## WHAT IS EXPECTED
For this exercise, output only the lines between the "Write a component" line and the "XAxis, YAxis, ReferenceLine" line, both of them included, and skip all pictures.

Dataset rows:
--
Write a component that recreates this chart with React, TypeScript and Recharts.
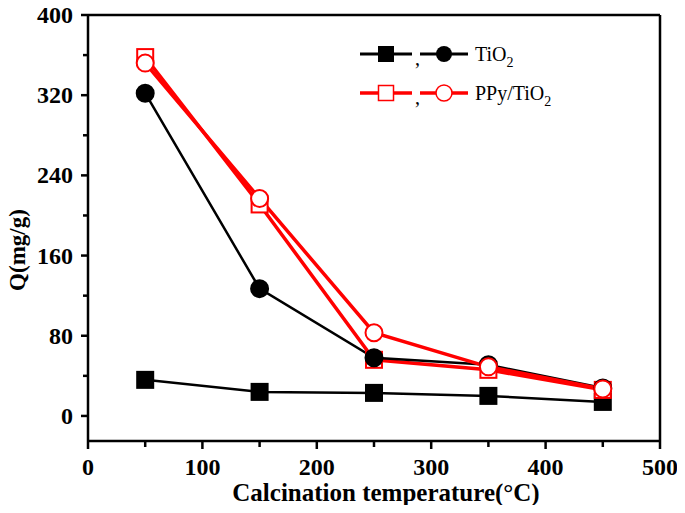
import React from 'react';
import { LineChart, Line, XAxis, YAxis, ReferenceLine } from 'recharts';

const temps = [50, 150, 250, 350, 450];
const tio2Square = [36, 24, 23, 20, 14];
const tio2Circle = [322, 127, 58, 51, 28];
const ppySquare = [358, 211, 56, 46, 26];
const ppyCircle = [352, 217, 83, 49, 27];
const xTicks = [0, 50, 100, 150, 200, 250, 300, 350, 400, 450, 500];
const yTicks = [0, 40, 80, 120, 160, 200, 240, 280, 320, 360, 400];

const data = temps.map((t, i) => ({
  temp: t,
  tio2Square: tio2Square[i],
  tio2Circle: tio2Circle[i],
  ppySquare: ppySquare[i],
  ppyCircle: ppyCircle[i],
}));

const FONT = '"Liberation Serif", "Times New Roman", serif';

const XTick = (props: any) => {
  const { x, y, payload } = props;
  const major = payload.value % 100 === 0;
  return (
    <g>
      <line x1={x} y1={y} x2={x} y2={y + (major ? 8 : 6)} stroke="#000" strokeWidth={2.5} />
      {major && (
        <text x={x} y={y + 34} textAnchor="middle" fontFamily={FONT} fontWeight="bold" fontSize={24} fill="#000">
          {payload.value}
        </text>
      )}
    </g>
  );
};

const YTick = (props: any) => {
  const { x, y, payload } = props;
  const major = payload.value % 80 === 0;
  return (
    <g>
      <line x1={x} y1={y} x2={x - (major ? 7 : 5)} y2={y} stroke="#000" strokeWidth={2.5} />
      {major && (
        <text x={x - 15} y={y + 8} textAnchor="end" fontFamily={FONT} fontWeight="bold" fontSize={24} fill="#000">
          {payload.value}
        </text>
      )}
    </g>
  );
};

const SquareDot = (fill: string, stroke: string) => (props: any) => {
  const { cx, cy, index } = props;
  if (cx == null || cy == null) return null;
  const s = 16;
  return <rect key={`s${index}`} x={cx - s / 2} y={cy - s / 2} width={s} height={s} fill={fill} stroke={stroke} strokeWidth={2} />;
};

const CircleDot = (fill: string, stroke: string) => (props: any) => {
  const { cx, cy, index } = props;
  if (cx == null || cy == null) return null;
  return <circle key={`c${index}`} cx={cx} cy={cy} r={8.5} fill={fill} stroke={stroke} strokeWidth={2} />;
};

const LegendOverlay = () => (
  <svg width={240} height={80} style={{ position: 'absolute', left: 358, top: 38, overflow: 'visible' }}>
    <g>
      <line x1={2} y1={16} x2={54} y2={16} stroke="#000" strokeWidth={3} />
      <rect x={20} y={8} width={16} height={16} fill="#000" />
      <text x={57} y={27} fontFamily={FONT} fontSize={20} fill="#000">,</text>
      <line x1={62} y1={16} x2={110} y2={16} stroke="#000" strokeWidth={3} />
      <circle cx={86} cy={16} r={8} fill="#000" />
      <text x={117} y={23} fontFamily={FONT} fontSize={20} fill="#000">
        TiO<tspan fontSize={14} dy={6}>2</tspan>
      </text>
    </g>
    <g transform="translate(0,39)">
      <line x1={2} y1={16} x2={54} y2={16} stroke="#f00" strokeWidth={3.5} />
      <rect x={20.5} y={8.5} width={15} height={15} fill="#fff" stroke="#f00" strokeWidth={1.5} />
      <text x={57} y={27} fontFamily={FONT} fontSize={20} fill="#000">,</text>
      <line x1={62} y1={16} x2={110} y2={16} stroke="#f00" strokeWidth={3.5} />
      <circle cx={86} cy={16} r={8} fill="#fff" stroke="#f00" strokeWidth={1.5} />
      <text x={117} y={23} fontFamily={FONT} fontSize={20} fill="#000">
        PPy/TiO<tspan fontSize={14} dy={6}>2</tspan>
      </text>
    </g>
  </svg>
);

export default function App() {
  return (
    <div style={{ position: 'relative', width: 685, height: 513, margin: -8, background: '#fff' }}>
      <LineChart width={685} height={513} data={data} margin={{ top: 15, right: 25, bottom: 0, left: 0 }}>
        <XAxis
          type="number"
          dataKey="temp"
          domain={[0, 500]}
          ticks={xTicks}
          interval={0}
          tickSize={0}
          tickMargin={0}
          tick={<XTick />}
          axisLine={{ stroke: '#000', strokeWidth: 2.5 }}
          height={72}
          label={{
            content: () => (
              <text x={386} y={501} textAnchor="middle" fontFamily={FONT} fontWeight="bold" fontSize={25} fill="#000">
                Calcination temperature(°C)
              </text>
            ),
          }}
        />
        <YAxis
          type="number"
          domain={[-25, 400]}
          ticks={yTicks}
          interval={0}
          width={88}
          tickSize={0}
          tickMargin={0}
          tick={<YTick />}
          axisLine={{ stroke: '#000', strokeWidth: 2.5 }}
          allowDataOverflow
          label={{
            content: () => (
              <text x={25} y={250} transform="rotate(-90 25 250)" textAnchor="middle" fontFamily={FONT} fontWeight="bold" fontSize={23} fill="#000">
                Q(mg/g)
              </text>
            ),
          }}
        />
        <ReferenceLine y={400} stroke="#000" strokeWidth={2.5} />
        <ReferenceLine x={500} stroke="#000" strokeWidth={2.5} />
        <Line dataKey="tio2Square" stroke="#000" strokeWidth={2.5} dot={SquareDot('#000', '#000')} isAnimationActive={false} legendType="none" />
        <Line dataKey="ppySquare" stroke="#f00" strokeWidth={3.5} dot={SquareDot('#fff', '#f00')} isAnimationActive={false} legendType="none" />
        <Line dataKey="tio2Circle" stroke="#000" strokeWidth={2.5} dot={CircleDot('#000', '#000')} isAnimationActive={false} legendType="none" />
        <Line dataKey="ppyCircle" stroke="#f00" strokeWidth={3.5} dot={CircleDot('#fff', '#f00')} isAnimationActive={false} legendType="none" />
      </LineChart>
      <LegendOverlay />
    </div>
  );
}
--
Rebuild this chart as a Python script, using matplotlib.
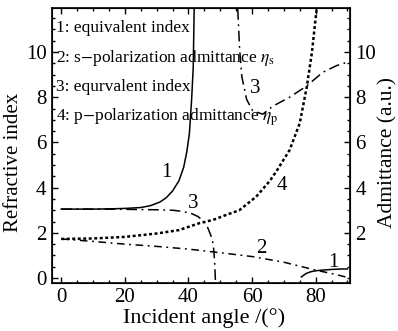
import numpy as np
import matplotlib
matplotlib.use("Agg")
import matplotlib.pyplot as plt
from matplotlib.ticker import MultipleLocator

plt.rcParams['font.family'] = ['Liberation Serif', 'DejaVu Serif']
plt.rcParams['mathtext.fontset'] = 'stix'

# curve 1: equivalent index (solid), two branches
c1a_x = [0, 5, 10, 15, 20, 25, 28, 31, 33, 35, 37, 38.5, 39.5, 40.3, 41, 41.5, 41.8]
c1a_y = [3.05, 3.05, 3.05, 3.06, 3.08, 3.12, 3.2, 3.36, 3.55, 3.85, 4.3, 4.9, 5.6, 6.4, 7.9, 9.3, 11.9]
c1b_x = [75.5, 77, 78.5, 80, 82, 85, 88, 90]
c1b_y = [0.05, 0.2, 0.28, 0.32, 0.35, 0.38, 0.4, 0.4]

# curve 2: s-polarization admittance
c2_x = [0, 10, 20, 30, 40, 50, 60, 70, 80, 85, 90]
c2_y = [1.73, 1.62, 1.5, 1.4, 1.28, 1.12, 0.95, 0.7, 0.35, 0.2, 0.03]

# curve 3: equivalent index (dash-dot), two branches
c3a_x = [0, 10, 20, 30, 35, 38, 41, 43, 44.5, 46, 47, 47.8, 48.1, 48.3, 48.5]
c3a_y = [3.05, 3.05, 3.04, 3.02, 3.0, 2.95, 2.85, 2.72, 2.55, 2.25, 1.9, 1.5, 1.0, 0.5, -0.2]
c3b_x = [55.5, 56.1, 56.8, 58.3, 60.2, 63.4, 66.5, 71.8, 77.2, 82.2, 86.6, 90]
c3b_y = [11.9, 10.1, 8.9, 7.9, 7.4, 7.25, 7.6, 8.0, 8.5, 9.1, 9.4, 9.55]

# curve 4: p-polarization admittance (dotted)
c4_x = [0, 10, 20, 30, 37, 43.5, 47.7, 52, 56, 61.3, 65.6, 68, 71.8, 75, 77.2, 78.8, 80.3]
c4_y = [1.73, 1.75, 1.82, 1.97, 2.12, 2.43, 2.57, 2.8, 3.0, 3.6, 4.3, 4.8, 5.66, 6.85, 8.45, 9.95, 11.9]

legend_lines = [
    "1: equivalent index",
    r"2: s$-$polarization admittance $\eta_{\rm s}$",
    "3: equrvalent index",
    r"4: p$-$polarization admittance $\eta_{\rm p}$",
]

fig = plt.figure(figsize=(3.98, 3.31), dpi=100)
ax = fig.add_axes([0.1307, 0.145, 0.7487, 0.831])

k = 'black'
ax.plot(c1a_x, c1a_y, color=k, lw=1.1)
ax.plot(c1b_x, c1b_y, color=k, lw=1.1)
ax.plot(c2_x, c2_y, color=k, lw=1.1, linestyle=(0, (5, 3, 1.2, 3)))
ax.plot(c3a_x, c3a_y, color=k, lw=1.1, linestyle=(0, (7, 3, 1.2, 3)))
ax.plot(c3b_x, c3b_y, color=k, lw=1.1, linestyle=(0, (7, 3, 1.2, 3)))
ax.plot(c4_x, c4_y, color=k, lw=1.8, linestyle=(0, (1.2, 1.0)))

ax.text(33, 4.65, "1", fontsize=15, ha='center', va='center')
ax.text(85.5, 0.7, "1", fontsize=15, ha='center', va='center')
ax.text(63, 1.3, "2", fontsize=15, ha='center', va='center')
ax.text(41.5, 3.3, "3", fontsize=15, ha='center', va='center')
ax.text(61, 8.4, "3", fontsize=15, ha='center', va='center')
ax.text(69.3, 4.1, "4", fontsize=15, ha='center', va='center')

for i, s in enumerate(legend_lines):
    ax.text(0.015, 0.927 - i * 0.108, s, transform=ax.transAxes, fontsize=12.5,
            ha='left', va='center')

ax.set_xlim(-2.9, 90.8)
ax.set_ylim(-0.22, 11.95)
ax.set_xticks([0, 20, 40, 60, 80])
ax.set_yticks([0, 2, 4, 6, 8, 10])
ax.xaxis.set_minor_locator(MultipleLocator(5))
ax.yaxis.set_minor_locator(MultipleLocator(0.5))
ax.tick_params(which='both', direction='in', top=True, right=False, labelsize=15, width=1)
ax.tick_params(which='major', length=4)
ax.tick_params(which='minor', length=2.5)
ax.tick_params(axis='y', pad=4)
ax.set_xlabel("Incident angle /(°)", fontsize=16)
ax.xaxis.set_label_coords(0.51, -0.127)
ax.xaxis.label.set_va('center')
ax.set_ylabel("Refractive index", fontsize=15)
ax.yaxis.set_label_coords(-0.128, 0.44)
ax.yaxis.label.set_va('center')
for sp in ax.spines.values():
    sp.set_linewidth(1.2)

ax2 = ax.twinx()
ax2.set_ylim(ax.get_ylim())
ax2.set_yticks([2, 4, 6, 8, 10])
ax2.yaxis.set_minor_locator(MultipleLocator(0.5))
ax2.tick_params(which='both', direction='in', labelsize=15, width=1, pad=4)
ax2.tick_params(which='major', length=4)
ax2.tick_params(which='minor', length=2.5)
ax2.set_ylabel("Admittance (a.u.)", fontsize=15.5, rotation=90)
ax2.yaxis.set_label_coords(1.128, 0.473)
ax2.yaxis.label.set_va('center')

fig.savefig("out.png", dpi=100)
--
## ANSWER FOR THE TASK
Write a component that recreates this chart with React, TypeScript and Recharts.
import React from 'react';
import { LineChart, Line, XAxis, YAxis, ReferenceLine } from 'recharts';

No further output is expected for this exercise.